- [The exercise]:
Transcribe every line from the top down to the line with "import plotly.graph_objects as go", both ends included, but not the pictures.

(Stored items)
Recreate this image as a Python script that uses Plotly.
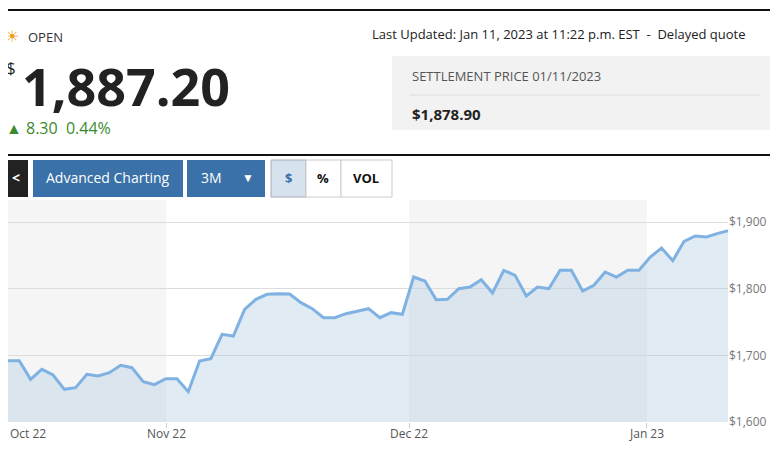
import plotly.graph_objects as go

prices = [1692,1692,1664,1679,1670.5,1649,1651.5,1671.5,1669,1674,1685,1681.5,1660.5,1656,1665,1665,1645.5,1691.5,1695,1731.5,1729,1769,1784,1791.5,1792.5,1792,1779,1770,1756.5,1756.5,1762.5,1766.5,1770,1756.5,1764,1761.5,
          1817.5,1811.5,1783.5,1784,1800,1802.5,1813.5,1793.5,1827.5,1820,1789,1802.5,1800,1827.5,1827.5,1796.5,1805,1825,1817.5,1827.5,1827.5,1847.5,1861,1842,1871,1879,1877.5,1883,1887.2]
xs = list(range(len(prices)))
tick_pos = [-0.35, 14.05, 35.6, 56.7]
tick_labels = ["Oct 22", "Nov 22", "Dec 22", "Jan 23"]
y_ticks = [1600, 1700, 1800, 1900]
y_labels = ["$1,600", "$1,700", "$1,800", "$1,900"]

OFF = 8  # page offset
W, H = 770, 443
L, R, T, B = 0, 50, 192, 29
PW, PH = W - L - R, H - T - B
fig = go.Figure()
fig.add_trace(go.Scatter(x=xs, y=prices, mode="lines", fill="tozeroy",
                         line=dict(color="#7fb2e3", width=3), fillcolor="rgba(180,205,225,0.4)",
                         hoverinfo="skip"))
for a, b in [(tick_pos[0], tick_pos[1]), (tick_pos[2], tick_pos[3])]:
    fig.add_vrect(x0=a, x1=b, fillcolor="#f5f5f5", line_width=0, layer="below")

fig.update_layout(
    width=W, height=H, margin=dict(l=L, r=R, t=T, b=B),
    paper_bgcolor="white", plot_bgcolor="white", showlegend=False,
    font=dict(family="Open Sans", color="#333"),
    xaxis=dict(range=[0, 63.9], tickvals=tick_pos[1:], ticktext=["", "", ""], showgrid=False,
               ticks="outside", ticklen=5, tickcolor="#ccc", zeroline=False),
    yaxis=dict(range=[1600, 1933], side="right", tickvals=y_ticks, ticktext=y_labels,
               gridcolor="#dcdcdc", tickfont=dict(size=12, color="#777"), zeroline=False),
)

def px(x): return (x - OFF - L) / PW
def py(y): return 1 - (y - OFF - T) / PH
ann = []
def text(x, y, t, size, color="#222", xa="left", bold=False, fam="Open Sans"):
    ann.append(dict(x=px(x), y=py(y), xref="paper", yref="paper", text=("<b>%s</b>" % t) if bold else t,
                    showarrow=False, xanchor=xa, yanchor="middle", font=dict(size=size, color=color, family=fam)))
for i, (p, lab) in enumerate(zip(tick_pos, tick_labels)):
    ann.append(dict(x=max(p, 0), y=py(433), xref="x", yref="paper", text=lab, showarrow=False,
                    xanchor="left" if i == 0 else "center", yanchor="middle",
                    font=dict(size=12, color="#555")))
shapes = []
def rect(x0, y0, x1, y1, fill, line=None):
    shapes.append(dict(type="rect", xref="paper", yref="paper", x0=px(x0), x1=px(x1), y0=py(y1), y1=py(y0),
                       fillcolor=fill, line=dict(width=1 if line else 0, color=line or fill)))
def hline(x0, x1, y, color, w):
    shapes.append(dict(type="line", xref="paper", yref="paper", x0=px(x0), x1=px(x1), y0=py(y), y1=py(y),
                       line=dict(color=color, width=w)))

hline(0, 778, 10, "#111", 2)
hline(0, 778, 155, "#111", 2)
text(3, 36, "☀", 16, "#f0a020")
text(26, 37, "OPEN", 13, "#333")
text(370, 34, "Last Updated: Jan 11, 2023 at 11:22 p.m. EST  -  Delayed quote", 13, "#222")
text(4, 68, "$", 17, "#222")
text(20, 86, "1,887.20", 52, "#222", bold=True)
text(4, 128, "▲ 8.30  0.44%", 16, "#3b8a2e")
rect(392, 56, 778, 130, "#f2f2f2")
hline(410, 760, 95, "#ddd", 1)
text(410, 76, "SETTLEMENT PRICE 01/11/2023", 13, "#555")
text(410, 114, "$1,878.90", 15, "#222", bold=True)
rect(4, 160, 28, 197, "#222")
text(16, 178, "<", 14, "white", xa="center", bold=True)
rect(33, 160, 183, 197, "#3a71a8")
text(108, 178, "Advanced Charting", 14, "white", xa="center")
rect(187, 160, 265, 197, "#3a71a8")
text(211, 178, "3M", 14, "white", xa="center")
text(248, 178, "▼", 12, "white", xa="center")
rect(271, 160, 306, 197, "#d6e3ef", "#aab")
rect(306, 160, 341, 197, "white", "#ccc")
rect(341, 160, 392, 197, "white", "#ccc")
text(288, 178, "$", 13, "#3a71a8", xa="center", bold=True)
text(323, 178, "%", 13, "#111", xa="center", bold=True)
text(366, 178, "VOL", 13, "#111", xa="center", bold=True)
fig.update_layout(annotations=ann, shapes=list(fig.layout.shapes) + shapes)
fig.write_html("out.html")
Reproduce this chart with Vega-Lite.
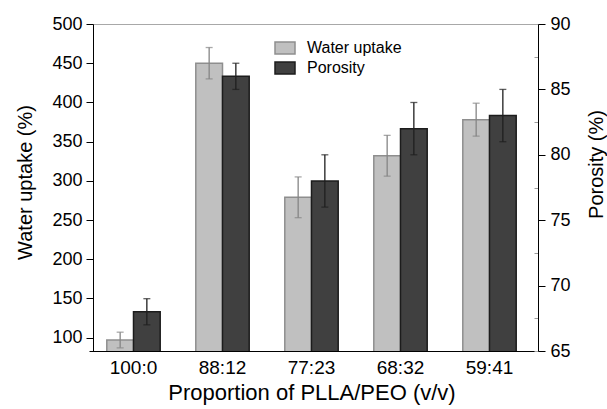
{
  "$schema": "https://vega.github.io/schema/vega-lite/v6.json",
  "width": 445,
  "height": 327,
  "autosize": {"type": "none"},
  "padding": {"left": 93, "top": 24, "right": 69, "bottom": 58},
  "background": "white",
  "config": {
    "font": "Liberation Sans",
    "view": {"stroke": "#a8a8a8", "strokeWidth": 1},
    "axis": {
      "domainColor": "black", "domainWidth": 1, "tickColor": "black", "tickWidth": 1,
      "labelColor": "black", "titleColor": "black", "titleFontWeight": "normal",
      "labelFont": "Liberation Sans", "titleFont": "Liberation Sans", "grid": false
    },
    "legend": {"labelFont": "Liberation Sans"}
  },
  "data": {"values": [
    {"prop": "100:0", "series": "Water uptake", "value": 97, "lo": 87, "hi": 107},
    {"prop": "88:12", "series": "Water uptake", "value": 450, "lo": 430, "hi": 470},
    {"prop": "77:23", "series": "Water uptake", "value": 279, "lo": 253, "hi": 305},
    {"prop": "68:32", "series": "Water uptake", "value": 332, "lo": 306, "hi": 358},
    {"prop": "59:41", "series": "Water uptake", "value": 378, "lo": 357, "hi": 399},
    {"prop": "100:0", "series": "Porosity", "value": 68, "lo": 67, "hi": 69},
    {"prop": "88:12", "series": "Porosity", "value": 86, "lo": 85, "hi": 87},
    {"prop": "77:23", "series": "Porosity", "value": 78, "lo": 76, "hi": 80},
    {"prop": "68:32", "series": "Porosity", "value": 82, "lo": 80, "hi": 84},
    {"prop": "59:41", "series": "Porosity", "value": 83, "lo": 81, "hi": 85}
  ]},
  "encoding": {
    "x": {
      "field": "prop", "type": "nominal", "sort": ["100:0", "88:12", "77:23", "68:32", "59:41"],
      "scale": {"range": [-4, 441], "paddingInner": 0.4, "paddingOuter": 0.2},
      "axis": {
        "title": "Proportion of PLLA/PEO (v/v)", "labelAngle": 0, "ticks": false,
        "labelFontSize": 19, "labelPadding": 7, "titleFontSize": 22, "titlePadding": 5
      }
    },
    "xOffset": {"field": "series", "type": "nominal", "scale": {"domain": ["Water uptake", "Porosity"], "paddingInner": 0, "paddingOuter": 0}}
  },
  "layer": [
    {
      "transform": [{"filter": "datum.series === 'Water uptake'"}],
      "encoding": {
        "y": {
          "field": "value", "type": "quantitative", "title": "Water uptake (%)",
          "scale": {"domain": [83, 500], "zero": false, "nice": false},
          "axis": {"orient": "left", "values": [100, 150, 200, 250, 300, 350, 400, 450, 500],
            "tickSize": 7, "labelPadding": 4, "labelFontSize": 18, "titleFontSize": 20, "titlePadding": 16,
            "titleY": 158}
        }
      },
      "layer": [
        {
          "mark": {"type": "bar", "clip": true, "strokeWidth": 1.5},
          "encoding": {
            "fill": {"field": "series", "type": "nominal", "scale": {"domain": ["Water uptake", "Porosity"], "range": ["#c0c0c0", "#404040"]},
              "legend": {"title": null, "orient": "none", "legendX": 181, "legendY": 13, "labelFontSize": 16,
                "symbolType": "M-1,-0.6H1V0.6H-1Z", "symbolSize": 400, "symbolStrokeWidth": 1.5, "rowPadding": 0, "labelOffset": 11, "symbolOpacity": 1}},
            "stroke": {"field": "series", "type": "nominal", "scale": {"domain": ["Water uptake", "Porosity"], "range": ["#8e8e8e", "#1c1c1c"]}}
          }
        },
        {
          "mark": {"type": "rule", "color": "#858585", "strokeWidth": 1.3},
          "encoding": {"y": {"field": "lo", "type": "quantitative", "title": "Water uptake (%)"}, "y2": {"field": "hi"}}
        },
        {
          "mark": {"type": "tick", "color": "#858585", "size": 7, "thickness": 1.3},
          "encoding": {"y": {"field": "lo", "type": "quantitative", "title": "Water uptake (%)"}}
        },
        {
          "mark": {"type": "tick", "color": "#858585", "size": 7, "thickness": 1.3},
          "encoding": {"y": {"field": "hi", "type": "quantitative", "title": "Water uptake (%)"}}
        }
      ]
    },
    {
      "transform": [{"filter": "datum.series === 'Porosity'"}],
      "encoding": {
        "y": {
          "field": "value", "type": "quantitative", "title": "Porosity (%)",
          "scale": {"domain": [65, 90], "zero": false, "nice": false},
          "axis": {"orient": "right", "values": [65, 67.5, 70, 72.5, 75, 77.5, 80, 82.5, 85, 87.5, 90],
            "labelExpr": "datum.value % 5 === 0 ? datum.label : ''",
            "tickSize": {"condition": {"test": "datum.value % 5 !== 0", "value": -4}, "value": 7},
            "tickColor": {"condition": {"test": "datum.value % 5 !== 0", "value": "#9a9a9a"}, "value": "black"},
            "labelPadding": 5, "labelFontSize": 18, "titleFontSize": 20, "titlePadding": 16,
            "titleAngle": 270, "titleBaseline": "top", "titleY": 140}
        }
      },
      "layer": [
        {
          "mark": {"type": "bar", "clip": true, "strokeWidth": 1.5},
          "encoding": {
            "fill": {"field": "series", "type": "nominal"},
            "stroke": {"field": "series", "type": "nominal"}
          }
        },
        {
          "mark": {"type": "rule", "color": "#1e1e1e", "strokeWidth": 1.3},
          "encoding": {"y": {"field": "lo", "type": "quantitative", "title": "Porosity (%)"}, "y2": {"field": "hi"}}
        },
        {
          "mark": {"type": "tick", "color": "#1e1e1e", "size": 7, "thickness": 1.3},
          "encoding": {"y": {"field": "lo", "type": "quantitative", "title": "Porosity (%)"}}
        },
        {
          "mark": {"type": "tick", "color": "#1e1e1e", "size": 7, "thickness": 1.3},
          "encoding": {"y": {"field": "hi", "type": "quantitative", "title": "Porosity (%)"}}
        }
      ]
    }
  ],
  "resolve": {"scale": {"y": "independent"}}
}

- [Written response]:
Recreate this image as a Python script that uses Plotly.
import plotly.graph_objects as go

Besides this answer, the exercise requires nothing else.